I upload the same RAW file into Lightroom. I Ctrl-E and itopens in Photoshop CS3. The file is set to 240 (which we have established is no problem)...but the total dimensions are only 4992x3328 and the total file size is 47.5 megs. Maybe LR didn't interpolate it up to the specs that CS3 did when converting the RAW....or more likely, LR lost data....



If this is an interpolation issue, then I suppose one could run the same upsize routine that Camera RAW ran automatically. Regardless, one would like to have the same control over this interpolation i.e. the same control over Camera Raw as we get when working directly in CS3.



Andrew

When you choose the maximum size in ACR's output options, you are upsizing -- interpolating and creating new pixels to make the image larger, at a detriment to quality. Only the middle size in ACR is the unaltered, uninterpolated original image size. The ppi resolution is irrelevant to the number of pixels of image data and can be reset at will.

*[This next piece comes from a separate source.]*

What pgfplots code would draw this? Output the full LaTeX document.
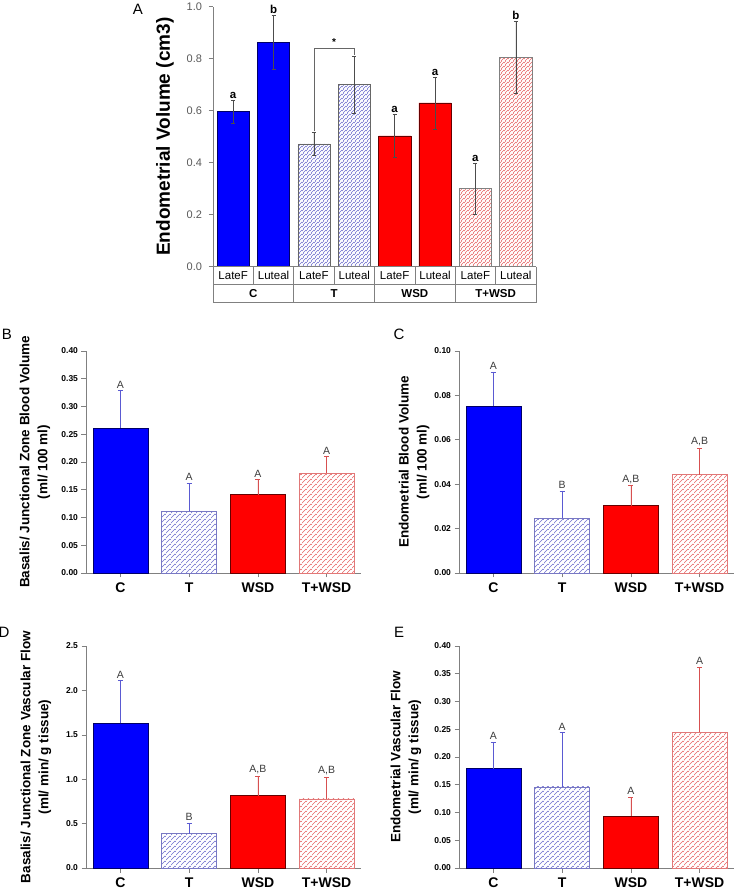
\documentclass[border=0pt]{standalone}
\usepackage{fontspec}
\setmainfont{Liberation Sans}
\usepackage{pgfplots}
\pgfplotsset{compat=1.18}
\usetikzlibrary{patterns.meta}

\definecolor{cblue}{RGB}{0,0,255}
\definecolor{cred}{RGB}{255,0,0}
\definecolor{tline}{RGB}{110,110,205}
\definecolor{tedge}{RGB}{120,120,195}
\definecolor{pline}{RGB}{230,100,100}
\definecolor{pedge}{RGB}{225,120,120}
\definecolor{axgray}{RGB}{128,128,128}
\definecolor{ebblue}{RGB}{90,90,210}
\definecolor{ebred}{RGB}{215,80,80}
\definecolor{lettgray}{RGB}{60,60,60}

% colored hatch patterns (lines going up to the right)
\pgfdeclarepattern{
  name=thatchbig, type=colored,
  bottom left={\pgfpoint{0pt}{0pt}}, top right={\pgfpoint{5.4pt}{5.4pt}},
  tile size={\pgfpoint{5.4pt}{5.4pt}},
  code={\pgfsetcolor{tline}\pgfsetlinewidth{0.6pt}
    \pgfpathmoveto{\pgfpoint{-1pt}{-1pt}}\pgfpathlineto{\pgfpoint{6.4pt}{6.4pt}}
    \pgfpathmoveto{\pgfpoint{-1pt}{4.4pt}}\pgfpathlineto{\pgfpoint{1pt}{6.4pt}}
    \pgfpathmoveto{\pgfpoint{4.4pt}{-1pt}}\pgfpathlineto{\pgfpoint{6.4pt}{1pt}}
    \pgfusepath{stroke}}
}
\pgfdeclarepattern{
  name=phatchbig, type=colored,
  bottom left={\pgfpoint{0pt}{0pt}}, top right={\pgfpoint{5.4pt}{5.4pt}},
  tile size={\pgfpoint{5.4pt}{5.4pt}},
  code={\pgfsetcolor{pline}\pgfsetlinewidth{0.6pt}
    \pgfpathmoveto{\pgfpoint{-1pt}{-1pt}}\pgfpathlineto{\pgfpoint{6.4pt}{6.4pt}}
    \pgfpathmoveto{\pgfpoint{-1pt}{4.4pt}}\pgfpathlineto{\pgfpoint{1pt}{6.4pt}}
    \pgfpathmoveto{\pgfpoint{4.4pt}{-1pt}}\pgfpathlineto{\pgfpoint{6.4pt}{1pt}}
    \pgfusepath{stroke}}
}
\pgfdeclarepattern{
  name=thatchsmall, type=colored,
  bottom left={\pgfpoint{0pt}{0pt}}, top right={\pgfpoint{3.6pt}{3.6pt}},
  tile size={\pgfpoint{3.6pt}{3.6pt}},
  code={\pgfsetcolor{tline}\pgfsetlinewidth{0.6pt}
    \pgfpathmoveto{\pgfpoint{-1pt}{-1pt}}\pgfpathlineto{\pgfpoint{4.6pt}{4.6pt}}
    \pgfpathmoveto{\pgfpoint{-1pt}{2.6pt}}\pgfpathlineto{\pgfpoint{1pt}{4.6pt}}
    \pgfpathmoveto{\pgfpoint{2.6pt}{-1pt}}\pgfpathlineto{\pgfpoint{4.6pt}{1pt}}
    \pgfusepath{stroke}}
}
\pgfdeclarepattern{
  name=phatchsmall, type=colored,
  bottom left={\pgfpoint{0pt}{0pt}}, top right={\pgfpoint{3.6pt}{3.6pt}},
  tile size={\pgfpoint{3.6pt}{3.6pt}},
  code={\pgfsetcolor{pline}\pgfsetlinewidth{0.6pt}
    \pgfpathmoveto{\pgfpoint{-1pt}{-1pt}}\pgfpathlineto{\pgfpoint{4.6pt}{4.6pt}}
    \pgfpathmoveto{\pgfpoint{-1pt}{2.6pt}}\pgfpathlineto{\pgfpoint{1pt}{4.6pt}}
    \pgfpathmoveto{\pgfpoint{2.6pt}{-1pt}}\pgfpathlineto{\pgfpoint{4.6pt}{1pt}}
    \pgfusepath{stroke}}
}

\pgfplotstableread{
x y e
0 0.597 0.044
1 0.864 0.104
}\Ac
\pgfplotstableread{
x y e
2 0.472 0.043
3 0.700 0.110
}\At
\pgfplotstableread{
x y e
4 0.503 0.083
5 0.630 0.100
}\Aw
\pgfplotstableread{
x y e
6 0.300 0.098
7 0.805 0.137
}\Atw
\pgfplotstableread{
x y l
0 0.641 a
1 0.968 b
4 0.586 a
5 0.730 a
6 0.398 a
7 0.942 b
}\Alet

% panel B
\pgfplotstableread{
x y e
0 0.261 0.068
1 0.111 0.051
2 0.141 0.027
3 0.180 0.030
}\Bdat
\pgfplotstableread{
x y l
0 0.329 A
1 0.162 A
2 0.168 A
3 0.210 A
}\Blet
% panel C
\pgfplotstableread{
x y e
0 0.0752 0.0154
1 0.0246 0.0124
2 0.0304 0.0089
3 0.0443 0.0120
}\Cdat
\pgfplotstableread{
x y l
0 0.0906 A
1 0.0370 B
2 0.0393 A,B
3 0.0563 A,B
}\Clet
% panel D
\pgfplotstableread{
x y e
0 1.628 0.481
1 0.387 0.121
2 0.816 0.218
3 0.778 0.248
}\Ddat
\pgfplotstableread{
x y l
0 2.109 A
1 0.508 B
2 1.034 A,B
3 1.026 A,B
}\Dlet
% panel E
\pgfplotstableread{
x y e
0 0.179 0.048
1 0.146 0.098
2 0.094 0.034
3 0.245 0.117
}\Edat
\pgfplotstableread{
x y l
0 0.227 A
1 0.244 A
2 0.128 A
3 0.362 A
}\Elet

\pgfplotsset{
  smallpanel/.style={
    scale only axis, width=275pt, height=222pt,
    xmin=-0.5, xmax=3.5, ymin=0,
    axis lines*=left,
    axis line style={axgray, line width=0.8pt},
    tick style={axgray, line width=0.6pt},
    tick align=outside, major tick length=4.5pt,
    xtick={0,1,2,3}, xticklabels={C,T,WSD,T+WSD},
    xticklabel style={font=\fontsize{14}{16}\selectfont\bfseries, yshift=-2pt},
    yticklabel style={font=\fontsize{8.5}{10}\selectfont\bfseries},
    ylabel style={font=\fontsize{13.5}{18}\selectfont\bfseries, align=center, anchor=center},
    ybar, bar width=0.8, clip=false,
    /pgf/number format/fixed, /pgf/number format/fixed zerofill,
    /pgf/number format/assume math mode=true,
  },
  lettplot/.style={sharp plot, draw=none, nodes near coords, point meta=explicit symbolic,
    nodes near coords style={anchor=south, font=\fontsize{10.5}{12}\selectfont, text=lettgray, inner sep=2pt}},
}

\newcommand{\smallbars}[1]{%
  \addplot[bar shift=0pt, fill=cblue, draw=blue!40!black, line width=0.5pt,
    restrict x to domain=-0.1:0.1,
    error bars/.cd, y dir=plus, y explicit,
    error bar style={ebblue, line width=0.7pt}, error mark options={rotate=90, ebblue, mark size=2.5pt, line width=0.7pt}]
    table[x=x, y=y, y error=e] {#1};
  \addplot[bar shift=0pt, pattern=thatchbig, draw=tedge, line width=0.6pt,
    restrict x to domain=0.9:1.1,
    error bars/.cd, y dir=plus, y explicit,
    error bar style={ebblue, line width=0.7pt}, error mark options={rotate=90, ebblue, mark size=2.5pt, line width=0.7pt}]
    table[x=x, y=y, y error=e] {#1};
  \addplot[bar shift=0pt, fill=cred, draw=red!40!black, line width=0.5pt,
    restrict x to domain=1.9:2.1,
    error bars/.cd, y dir=plus, y explicit,
    error bar style={ebred, line width=0.7pt}, error mark options={rotate=90, ebred, mark size=2.5pt, line width=0.7pt}]
    table[x=x, y=y, y error=e] {#1};
  \addplot[bar shift=0pt, pattern=phatchbig, draw=pedge, line width=0.6pt,
    restrict x to domain=2.9:3.1,
    error bars/.cd, y dir=plus, y explicit,
    error bar style={ebred, line width=0.7pt}, error mark options={rotate=90, ebred, mark size=2.5pt, line width=0.7pt}]
    table[x=x, y=y, y error=e] {#1};
}

\begin{document}
\begin{tikzpicture}
\useasboundingbox (0,0) rectangle (737pt,891pt);

% ---------------- Panel A ----------------
\begin{axis}[
  at={(213pt,624.3pt)}, anchor=south west,
  scale only axis, width=323pt, height=260pt,
  xmin=-0.5, xmax=7.5, ymin=0, ymax=1.0,
  axis x line=none, axis y line*=left,
  axis line style={axgray, line width=0.8pt},
  tick style={axgray, line width=0.6pt},
  tick align=outside, major tick length=4.5pt,
  ytick={0,0.2,0.4,0.6,0.8,1.0},
  yticklabel style={font=\fontsize{11}{13}\selectfont, text=black!65, xshift=-3pt},
  /pgf/number format/fixed, /pgf/number format/fixed zerofill,
  /pgf/number format/precision=1, /pgf/number format/assume math mode=true,
  ylabel={Endometrial Volume (cm3)},
  ylabel style={font=\fontsize{19}{22}\selectfont\bfseries, at={(axis description cs:-0.149,0.5)}, anchor=center},
  ybar, bar width=0.8, clip=false,
]
\addplot[bar shift=0pt, fill=cblue, draw=blue!40!black, line width=0.5pt,
  error bars/.cd, y dir=both, y explicit,
  error bar style={black!70, line width=0.6pt}, error mark options={rotate=90, black!70, mark size=2pt, line width=0.6pt}]
  table[x=x, y=y, y error=e] {\Ac};
\addplot[bar shift=0pt, pattern=thatchsmall, draw=black!60, line width=0.5pt,
  error bars/.cd, y dir=both, y explicit,
  error bar style={black!70, line width=0.6pt}, error mark options={rotate=90, black!70, mark size=2pt, line width=0.6pt}]
  table[x=x, y=y, y error=e] {\At};
\addplot[bar shift=0pt, fill=cred, draw=red!40!black, line width=0.5pt,
  error bars/.cd, y dir=both, y explicit,
  error bar style={black!70, line width=0.6pt}, error mark options={rotate=90, black!70, mark size=2pt, line width=0.6pt}]
  table[x=x, y=y, y error=e] {\Aw};
\addplot[bar shift=0pt, pattern=phatchsmall, draw=black!50, line width=0.5pt,
  error bars/.cd, y dir=both, y explicit,
  error bar style={black!70, line width=0.6pt}, error mark options={rotate=90, black!70, mark size=2pt, line width=0.6pt}]
  table[x=x, y=y, y error=e] {\Atw};
\addplot[sharp plot, draw=none, nodes near coords, point meta=explicit symbolic,
  nodes near coords style={anchor=south, font=\fontsize{11.5}{13}\selectfont\bfseries, inner sep=1.5pt}]
  table[x=x, y=y, meta=l] {\Alet};
% bracket
\draw[black!60, line width=0.6pt] (axis cs:2,0.52) -- (axis cs:2,0.84) -- (axis cs:3,0.84) -- (axis cs:3,0.815);
\node[font=\fontsize{10}{12}\selectfont\bfseries] at (axis cs:2.5,0.865) {*};
% category table
\draw[axgray, line width=0.7pt] (axis cs:-0.5,0) -- (axis cs:7.5,0);
\draw[axgray, line width=0.7pt] (axis cs:-0.5,-0.069) -- (axis cs:7.5,-0.069);
\draw[axgray, line width=0.7pt] (axis cs:-0.5,-0.138) -- (axis cs:7.5,-0.138);
\pgfplotsinvokeforeach{-0.5,0.5,1.5,2.5,3.5,4.5,5.5,6.5,7.5}{
  \draw[axgray, line width=0.7pt] (axis cs:#1,0) -- (axis cs:#1,-0.069);
}
\pgfplotsinvokeforeach{-0.5,1.5,3.5,5.5,7.5}{
  \draw[axgray, line width=0.7pt] (axis cs:#1,-0.069) -- (axis cs:#1,-0.138);
}
\pgfplotsinvokeforeach{0,2,4,6}{
  \node[font=\fontsize{11.5}{13}\selectfont] at (axis cs:#1,-0.0345) {LateF};
}
\pgfplotsinvokeforeach{1,3,5,7}{
  \node[font=\fontsize{11.5}{13}\selectfont] at (axis cs:#1,-0.0345) {Luteal};
}
\node[font=\fontsize{11.5}{13}\selectfont\bfseries] at (axis cs:0.5,-0.1035) {C};
\node[font=\fontsize{11.5}{13}\selectfont\bfseries] at (axis cs:2.5,-0.1035) {T};
\node[font=\fontsize{11.5}{13}\selectfont\bfseries] at (axis cs:4.5,-0.1035) {WSD};
\node[font=\fontsize{11.5}{13}\selectfont\bfseries] at (axis cs:6.5,-0.1035) {T+WSD};
\end{axis}
\node[font=\fontsize{15}{17}\selectfont] at (138pt,882pt) {A};

% ---------------- Panel B ----------------
\begin{axis}[smallpanel, at={(86pt,318pt)}, anchor=south west,
  ymax=0.40, ytick={0,0.05,0.10,0.15,0.20,0.25,0.30,0.35,0.40},
  /pgf/number format/precision=2,
  ylabel={Basalis/ Junctional Zone Blood Volume\\(ml/ 100 ml)},
  ylabel style={at={(axis description cs:-0.1855,0.5)}},
]
\smallbars{\Bdat}
\addplot[lettplot] table[x=x, y=y, meta=l] {\Blet};
\end{axis}
\node[font=\fontsize{15}{17}\selectfont] at (7pt,557pt) {B};

% ---------------- Panel C ----------------
\begin{axis}[smallpanel, at={(459pt,318pt)}, anchor=south west,
  ymax=0.10, ytick={0,0.02,0.04,0.06,0.08,0.10},
  /pgf/number format/precision=2,
  ylabel={Endometrial Blood Volume\\(ml/ 100 ml)},
  ylabel style={at={(axis description cs:-0.1636,0.5)}},
]
\smallbars{\Cdat}
\addplot[lettplot] table[x=x, y=y, meta=l] {\Clet};
\end{axis}
\node[font=\fontsize{15}{17}\selectfont] at (399pt,557pt) {C};

% ---------------- Panel D ----------------
\begin{axis}[smallpanel, at={(86pt,23pt)}, anchor=south west,
  ymax=2.5, ytick={0,0.5,1.0,1.5,2.0,2.5},
  /pgf/number format/precision=1,
  ylabel={Basalis/ Junctional Zone Vascular Flow\\(ml/ min/ g tissue)},
  ylabel style={at={(axis description cs:-0.182,0.5)}},
]
\smallbars{\Ddat}
\addplot[lettplot] table[x=x, y=y, meta=l] {\Dlet};
\end{axis}
\node[font=\fontsize{15}{17}\selectfont] at (4pt,259pt) {D};

% ---------------- Panel E ----------------
\begin{axis}[smallpanel, at={(459pt,23pt)}, anchor=south west,
  ymax=0.40, ytick={0,0.05,0.10,0.15,0.20,0.25,0.30,0.35,0.40},
  /pgf/number format/precision=2,
  ylabel={Endometrial Vascular Flow\\(ml/ min/ g tissue)},
  ylabel style={at={(axis description cs:-0.193,0.5)}},
]
\smallbars{\Edat}
\addplot[lettplot] table[x=x, y=y, meta=l] {\Elet};
\end{axis}
\node[font=\fontsize{15}{17}\selectfont] at (399pt,259pt) {E};

\end{tikzpicture}
\end{document}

Lightroom doesn't give you interpolation options when you open the photo in Photoshop. When you do so and its size is 4992x3328px, then that is the pixel size of the converted RAW image. That should also be the middle size option in ACR. Any larger size occurs only by interpolating, either in ACR or in Photoshop.

%26gt; I upload the same RAW file into Lightroom. I Ctrl-E and itopens in Photoshop CS3. The file is set to 240 (which we have established is no problem)...but the total dimensions are only 4992x3328 and the total file size is 47.5 megs. Maybe LR didn't interpolate it up to the specs that CS3 did when converting the RAW....or more likely, LR lost data....

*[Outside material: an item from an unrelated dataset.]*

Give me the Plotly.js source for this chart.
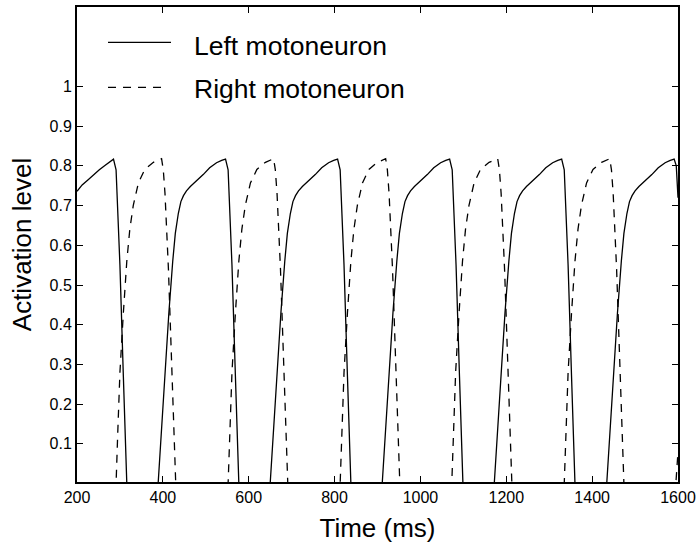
<!DOCTYPE html>
<html>
<head>
<meta charset="utf-8">
<script src="https://cdn.plot.ly/plotly-3.0.1.min.js"></script>
<style>html,body{margin:0;padding:0;background:#fff;}#chart{width:698px;height:547px;}</style>
</head>
<body>
<div id="chart"></div>
<script>
// Left motoneuron (solid)
var leftTime = [200,212,226,240,252,265,276,285,291,300,308,316,
  389,397,405,414,423,429,436,442,448,455,464,479,494,509,525,537,546,552,561,569,577,
  650,658,666,675,684,690,697,703,709,716,725,740,755,770,786,798,807,813,822,830,838,
  911,919,927,936,945,951,958,964,970,977,986,1001,1016,1031,1047,1059,1068,1074,1083,1091,1099,
  1172,1180,1188,1197,1206,1212,1219,1225,1231,1238,1247,1262,1277,1292,1308,1320,1329,1335,1344,1352,1360,
  1434,1442,1450,1459,1468,1474,1481,1487,1493,1500,1509,1524,1539,1554,1570,1582,1591,1596,1600];
var leftLevel = [0.736,0.752,0.765,0.779,0.790,0.801,0.810,0.817,0.79,0.55,0.27,0,
  0,0.14,0.28,0.43,0.56,0.63,0.68,0.71,0.725,0.737,0.748,0.762,0.778,0.795,0.808,0.814,0.817,0.79,0.55,0.27,0,
  0,0.14,0.28,0.43,0.56,0.63,0.68,0.71,0.725,0.737,0.748,0.762,0.778,0.795,0.808,0.814,0.817,0.79,0.55,0.27,0,
  0,0.14,0.28,0.43,0.56,0.63,0.68,0.71,0.725,0.737,0.748,0.762,0.778,0.795,0.808,0.814,0.817,0.79,0.55,0.27,0,
  0,0.14,0.28,0.43,0.56,0.63,0.68,0.71,0.725,0.737,0.748,0.762,0.778,0.795,0.808,0.814,0.817,0.79,0.55,0.27,0,
  0,0.14,0.28,0.43,0.56,0.63,0.68,0.71,0.725,0.737,0.748,0.762,0.778,0.795,0.808,0.814,0.817,0.80,0.72];

// Right motoneuron (dashed)
var rightTime = [200,291,295,300,308,316,323,331,343,358,378,391,397,401,405,413,421,430,
  552,556,561,569,577,584,592,604,619,639,652,658,662,666,674,682,691,
  813,817,822,830,838,845,853,865,880,900,913,919,923,927,935,943,952,
  1073,1077,1082,1090,1098,1105,1113,1125,1140,1160,1173,1180,1184,1188,1196,1204,1213,
  1335,1339,1344,1352,1360,1367,1375,1387,1402,1422,1435,1441,1445,1449,1457,1465,1474,
  1595,1600];
var rightLevel = [0,0,0.13,0.28,0.43,0.56,0.64,0.70,0.757,0.791,0.809,0.816,0.818,0.79,0.73,0.54,0.28,0,
  0,0.13,0.28,0.43,0.56,0.64,0.70,0.757,0.791,0.809,0.816,0.818,0.79,0.73,0.54,0.28,0,
  0,0.13,0.28,0.43,0.56,0.64,0.70,0.757,0.791,0.809,0.816,0.818,0.79,0.73,0.54,0.28,0,
  0,0.13,0.28,0.43,0.56,0.64,0.70,0.757,0.791,0.809,0.816,0.818,0.79,0.73,0.54,0.28,0,
  0,0.13,0.28,0.43,0.56,0.64,0.70,0.757,0.791,0.809,0.816,0.818,0.79,0.73,0.54,0.28,0,
  0,0.08];

var xTicks = [200,400,600,800,1000,1200,1400,1600];
var yTicks = [0.1,0.2,0.3,0.4,0.5,0.6,0.7,0.8,0.9,1];
var yTickText = ['0.1','0.2','0.3','0.4','0.5','0.6','0.7','0.8','0.9','1'];
var seriesNames = ['Left motoneuron','Right motoneuron'];

var FONT = 'Liberation Sans, Arial, Helvetica, sans-serif';

var traces = [
  {x: leftTime, y: leftLevel, type: 'scatter', mode: 'lines', name: seriesNames[0],
   line: {color: '#000', width: 1.3}, showlegend: false},
  {x: rightTime, y: rightLevel, type: 'scatter', mode: 'lines', name: seriesNames[1],
   line: {color: '#000', width: 1.3, dash: '8px,7px'}, showlegend: false}
];

var axisCommon = {
  showgrid: false, zeroline: false, showline: true, linecolor: '#000', linewidth: 2,
  mirror: 'ticks', ticks: 'inside', ticklen: 6, tickwidth: 1, tickcolor: '#000',
  tickfont: {family: FONT, size: 16, color: '#000'}
};

var layout = {
  width: 698, height: 547,
  margin: {l: 77, r: 20, t: 7, b: 65},
  paper_bgcolor: '#fff', plot_bgcolor: '#fff',
  showlegend: false,
  xaxis: Object.assign({}, axisCommon, {
    range: [200, 1600], tickvals: xTicks, ticktext: xTicks.map(String),
    title: {text: 'Time (ms)', font: {family: FONT, size: 26, color: '#000'}, standoff: 14}
  }),
  yaxis: Object.assign({}, axisCommon, {
    range: [0.004, 1.2], tickvals: yTicks, ticktext: yTickText,
    title: {text: 'Activation level', font: {family: FONT, size: 26, color: '#000'}, standoff: 10}
  }),
  shapes: [
    {type: 'line', xref: 'paper', yref: 'paper', x0: 0.0516, x1: 0.1564, y0: 0.9257, y1: 0.9257,
     line: {color: '#000', width: 1.3}},
    {type: 'line', xref: 'paper', yref: 'paper', x0: 0.0516, x1: 0.1464, y0: 0.831, y1: 0.831,
     line: {color: '#000', width: 1.3, dash: '8px,7px'}}
  ],
  annotations: [
    {xref: 'paper', yref: 'paper', x: 0.1913, y: 0.917, xanchor: 'left', yanchor: 'middle',
     text: seriesNames[0], showarrow: false, font: {family: FONT, size: 26.5, color: '#000'}},
    {xref: 'paper', yref: 'paper', x: 0.1913, y: 0.827, xanchor: 'left', yanchor: 'middle',
     text: seriesNames[1], showarrow: false, font: {family: FONT, size: 26.5, color: '#000'}}
  ]
};

Plotly.newPlot('chart', traces, layout, {displayModeBar: false, staticPlot: true});
</script>
</body>
</html>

No, that image was probably taken with a Canon 1DsII which has pixel dimensions of 4992 x 3328. LR did the conversion pixel-for-pixel. ACR did the conversion pixel-for-pixel and then upresed the image as you asked it to. Upresing does not add information, it just maked the image bigger. You can do it in PS if you like (image-resize) or you can use an external application like Genuine Fractals, but you can also just print it and let the printer driver handle it.